Exercise material:
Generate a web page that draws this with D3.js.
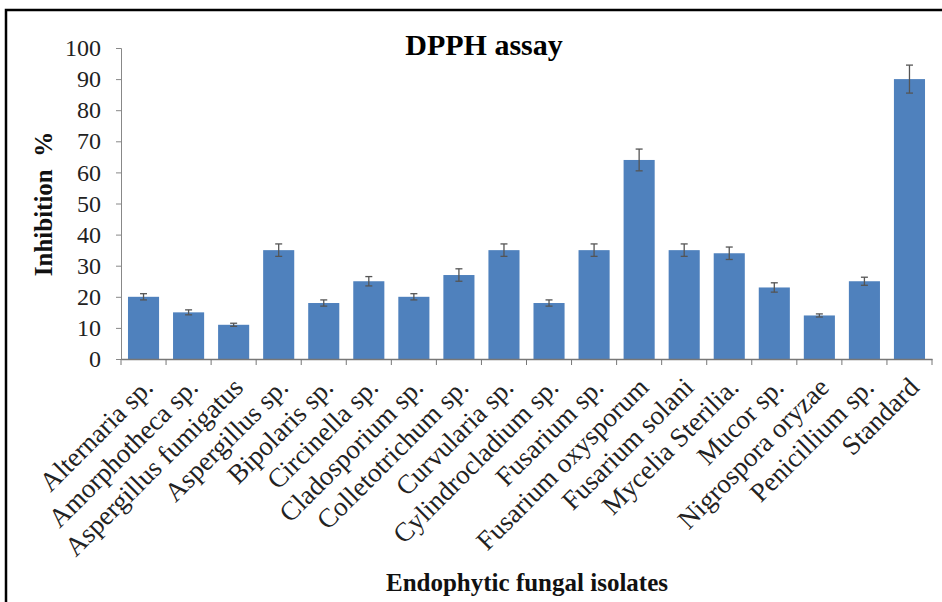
<!DOCTYPE html>
<html>
<head>
<meta charset="utf-8">
<script src="https://cdn.jsdelivr.net/npm/d3@7"></script>
<style>
  body { margin: 0; background: #fff; }
  svg text { font-family: "Liberation Serif", "Times New Roman", serif; }
</style>
</head>
<body>
<div id="dpph_plot"></div>
<script>
// isolates on the x axis
var isolates = ["Alternaria sp.", "Amorphotheca sp.", "Aspergillus fumigatus", "Aspergillus sp.",
  "Bipolaris sp.", "Circinella sp.", "Cladosporium sp.", "Colletotrichum sp.", "Curvularia sp.",
  "Cylindrocladium sp.", "Fusarium sp.", "Fusarium oxysporum", "Fusarium solani", "Mycelia Sterilia.",
  "Mucor sp.", "Nigrospora oryzae", "Penicillium sp.", "Standard"];
// inhibition % (mean) and error
var inhibition = [20, 15, 11, 35, 18, 25, 20, 27, 35, 18, 35, 64, 35, 34, 23, 14, 25, 90];
var errors     = [1, 0.8, 0.5, 2, 1, 1.5, 1, 2, 2, 1, 2, 3.5, 2, 2, 1.5, 0.5, 1.3, 4.5];
var yTicks = [0, 10, 20, 30, 40, 50, 60, 70, 80, 90, 100];

var W = 942, H = 602;
var margin = {top: 48, left: 121, right: 10, bottom: 243};
var plotW = 932 - margin.left, plotH = 359 - margin.top;
var serif = "'Liberation Serif', 'Times New Roman', serif";

var svg = d3.select("#dpph_plot").append("svg")
  .attr("width", W).attr("height", H);

// frame round the figure
svg.append("rect")
  .attr("x", 6).attr("y", 10).attr("width", W + 10).attr("height", H + 10)
  .attr("fill", "none").attr("stroke", "#000").attr("stroke-width", 2.5);

var g = svg.append("g").attr("transform", "translate(" + margin.left + "," + margin.top + ")");

var x = d3.scaleBand().domain(isolates).range([0, plotW]).padding(0);
var y = d3.scaleLinear().domain([0, 100]).range([plotH, 0]);
var barW = x.bandwidth() * 0.69;

// bars
g.selectAll("rect.bar")
  .data(isolates)
  .enter().append("rect")
  .attr("class", "bar")
  .attr("x", function(d) { return x(d) + (x.bandwidth() - barW) / 2; })
  .attr("y", function(d, i) { return y(inhibition[i]); })
  .attr("width", barW)
  .attr("height", function(d, i) { return plotH - y(inhibition[i]); })
  .attr("fill", "#4f81bd");

// error bars
var eb = g.selectAll("g.err").data(isolates).enter().append("g").attr("class", "err")
  .attr("stroke", "#555").attr("stroke-width", 1.3);
eb.append("line")
  .attr("x1", function(d) { return x(d) + x.bandwidth() / 2; })
  .attr("x2", function(d) { return x(d) + x.bandwidth() / 2; })
  .attr("y1", function(d, i) { return y(inhibition[i] - errors[i]); })
  .attr("y2", function(d, i) { return y(inhibition[i] + errors[i]); });
[1, -1].forEach(function(s) {
  eb.append("line")
    .attr("x1", function(d) { return x(d) + x.bandwidth() / 2 - 3.5; })
    .attr("x2", function(d) { return x(d) + x.bandwidth() / 2 + 3.5; })
    .attr("y1", function(d, i) { return y(inhibition[i] + s * errors[i]); })
    .attr("y2", function(d, i) { return y(inhibition[i] + s * errors[i]); });
});

// y axis
var yAxis = g.append("g").call(d3.axisLeft(y).tickValues(yTicks).tickSize(5).tickPadding(15));
yAxis.attr("font-family", null);
yAxis.select(".domain").attr("stroke", "#888");
yAxis.selectAll(".tick line").attr("stroke", "#888");
yAxis.selectAll(".tick text").attr("font-size", 24).attr("fill", "#222")
  .style("font-family", serif);

// x axis: ticks between the bars
var xAxis = g.append("g").attr("transform", "translate(0," + plotH + ")")
  .call(d3.axisBottom(x).tickSize(0).tickFormat(""));
xAxis.attr("font-family", null);
xAxis.select(".domain").attr("stroke", "#777").attr("stroke-width", 1.5);
var bounds = isolates.map(function(d) { return x(d); }).concat([plotW]);
xAxis.selectAll("line.sep").data(bounds).enter().append("line")
  .attr("class", "sep")
  .attr("x1", function(d) { return d; }).attr("x2", function(d) { return d; })
  .attr("y1", 0).attr("y2", 6).attr("stroke", "#777");

xAxis.selectAll("text.lab").data(isolates).enter().append("text")
  .attr("class", "lab")
  .attr("transform", function(d) {
    return "translate(" + (x(d) + x.bandwidth() / 2 + 11) + ",30) rotate(-45)";
  })
  .attr("text-anchor", "end")
  .attr("font-size", 27)
  .attr("fill", "#222")
  .style("font-family", serif)
  .text(function(d) { return d; });

// titles
svg.append("text")
  .attr("x", 484).attr("y", 55)
  .attr("text-anchor", "middle")
  .attr("font-size", 30).attr("font-weight", "bold")
  .text("DPPH assay");

svg.append("text")
  .attr("transform", "translate(52,204) rotate(-90)")
  .attr("text-anchor", "middle")
  .attr("font-size", 25).attr("font-weight", "bold")
  .attr("fill", "#111")
  .style("white-space", "pre")
  .text("Inhibition  %");

svg.append("text")
  .attr("x", 527).attr("y", 591)
  .attr("text-anchor", "middle")
  .attr("font-size", 25).attr("font-weight", "bold")
  .attr("fill", "#111")
  .text("Endophytic fungal isolates");
</script>
</body>
</html>
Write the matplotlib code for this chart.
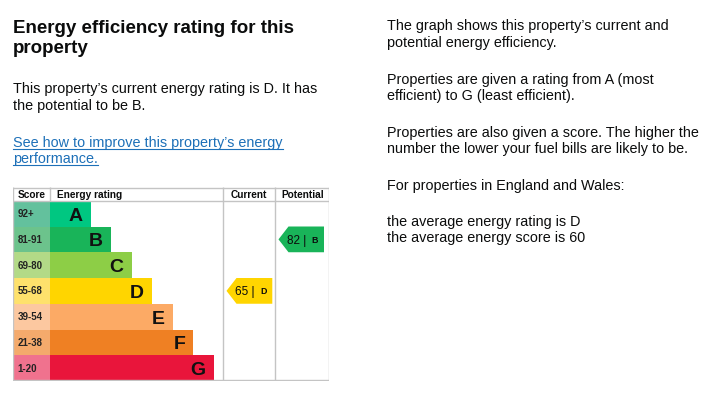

Objective:
Images in the data above are to be skipped. Retype all other material exactly.

Worked solution:
Generate a web page that draws this with D3.js.
<!DOCTYPE html>
<html>
<head>
<meta charset="utf-8">
<script src="https://cdn.jsdelivr.net/npm/d3@7"></script>
<style>
  body { margin: 0; background: #fff; }
  svg text { font-family: "Liberation Serif", "Times New Roman", serif; }
</style>
</head>
<body>
<div id="dpph_plot"></div>
<script>
// isolates on the x axis
var isolates = ["Alternaria sp.", "Amorphotheca sp.", "Aspergillus fumigatus", "Aspergillus sp.",
  "Bipolaris sp.", "Circinella sp.", "Cladosporium sp.", "Colletotrichum sp.", "Curvularia sp.",
  "Cylindrocladium sp.", "Fusarium sp.", "Fusarium oxysporum", "Fusarium solani", "Mycelia Sterilia.",
  "Mucor sp.", "Nigrospora oryzae", "Penicillium sp.", "Standard"];
// inhibition % (mean) and error
var inhibition = [20, 15, 11, 35, 18, 25, 20, 27, 35, 18, 35, 64, 35, 34, 23, 14, 25, 90];
var errors     = [1, 0.8, 0.5, 2, 1, 1.5, 1, 2, 2, 1, 2, 3.5, 2, 2, 1.5, 0.5, 1.3, 4.5];
var yTicks = [0, 10, 20, 30, 40, 50, 60, 70, 80, 90, 100];

var W = 942, H = 602;
var margin = {top: 48, left: 121, right: 10, bottom: 243};
var plotW = 932 - margin.left, plotH = 359 - margin.top;
var serif = "'Liberation Serif', 'Times New Roman', serif";

var svg = d3.select("#dpph_plot").append("svg")
  .attr("width", W).attr("height", H);

// frame round the figure
svg.append("rect")
  .attr("x", 6).attr("y", 10).attr("width", W + 10).attr("height", H + 10)
  .attr("fill", "none").attr("stroke", "#000").attr("stroke-width", 2.5);

var g = svg.append("g").attr("transform", "translate(" + margin.left + "," + margin.top + ")");

var x = d3.scaleBand().domain(isolates).range([0, plotW]).padding(0);
var y = d3.scaleLinear().domain([0, 100]).range([plotH, 0]);
var barW = x.bandwidth() * 0.69;

// bars
g.selectAll("rect.bar")
  .data(isolates)
  .enter().append("rect")
  .attr("class", "bar")
  .attr("x", function(d) { return x(d) + (x.bandwidth() - barW) / 2; })
  .attr("y", function(d, i) { return y(inhibition[i]); })
  .attr("width", barW)
  .attr("height", function(d, i) { return plotH - y(inhibition[i]); })
  .attr("fill", "#4f81bd");

// error bars
var eb = g.selectAll("g.err").data(isolates).enter().append("g").attr("class", "err")
  .attr("stroke", "#555").attr("stroke-width", 1.3);
eb.append("line")
  .attr("x1", function(d) { return x(d) + x.bandwidth() / 2; })
  .attr("x2", function(d) { return x(d) + x.bandwidth() / 2; })
  .attr("y1", function(d, i) { return y(inhibition[i] - errors[i]); })
  .attr("y2", function(d, i) { return y(inhibition[i] + errors[i]); });
[1, -1].forEach(function(s) {
  eb.append("line")
    .attr("x1", function(d) { return x(d) + x.bandwidth() / 2 - 3.5; })
    .attr("x2", function(d) { return x(d) + x.bandwidth() / 2 + 3.5; })
    .attr("y1", function(d, i) { return y(inhibition[i] + s * errors[i]); })
    .attr("y2", function(d, i) { return y(inhibition[i] + s * errors[i]); });
});

// y axis
var yAxis = g.append("g").call(d3.axisLeft(y).tickValues(yTicks).tickSize(5).tickPadding(15));
yAxis.attr("font-family", null);
yAxis.select(".domain").attr("stroke", "#888");
yAxis.selectAll(".tick line").attr("stroke", "#888");
yAxis.selectAll(".tick text").attr("font-size", 24).attr("fill", "#222")
  .style("font-family", serif);

// x axis: ticks between the bars
var xAxis = g.append("g").attr("transform", "translate(0," + plotH + ")")
  .call(d3.axisBottom(x).tickSize(0).tickFormat(""));
xAxis.attr("font-family", null);
xAxis.select(".domain").attr("stroke", "#777").attr("stroke-width", 1.5);
var bounds = isolates.map(function(d) { return x(d); }).concat([plotW]);
xAxis.selectAll("line.sep").data(bounds).enter().append("line")
  .attr("class", "sep")
  .attr("x1", function(d) { return d; }).attr("x2", function(d) { return d; })
  .attr("y1", 0).attr("y2", 6).attr("stroke", "#777");

xAxis.selectAll("text.lab").data(isolates).enter().append("text")
  .attr("class", "lab")
  .attr("transform", function(d) {
    return "translate(" + (x(d) + x.bandwidth() / 2 + 11) + ",30) rotate(-45)";
  })
  .attr("text-anchor", "end")
  .attr("font-size", 27)
  .attr("fill", "#222")
  .style("font-family", serif)
  .text(function(d) { return d; });

// titles
svg.append("text")
  .attr("x", 484).attr("y", 55)
  .attr("text-anchor", "middle")
  .attr("font-size", 30).attr("font-weight", "bold")
  .text("DPPH assay");

svg.append("text")
  .attr("transform", "translate(52,204) rotate(-90)")
  .attr("text-anchor", "middle")
  .attr("font-size", 25).attr("font-weight", "bold")
  .attr("fill", "#111")
  .style("white-space", "pre")
  .text("Inhibition  %");

svg.append("text")
  .attr("x", 527).attr("y", 591)
  .attr("text-anchor", "middle")
  .attr("font-size", 25).attr("font-weight", "bold")
  .attr("fill", "#111")
  .text("Endophytic fungal isolates");
</script>
</body>
</html>
Write the matplotlib code for this chart.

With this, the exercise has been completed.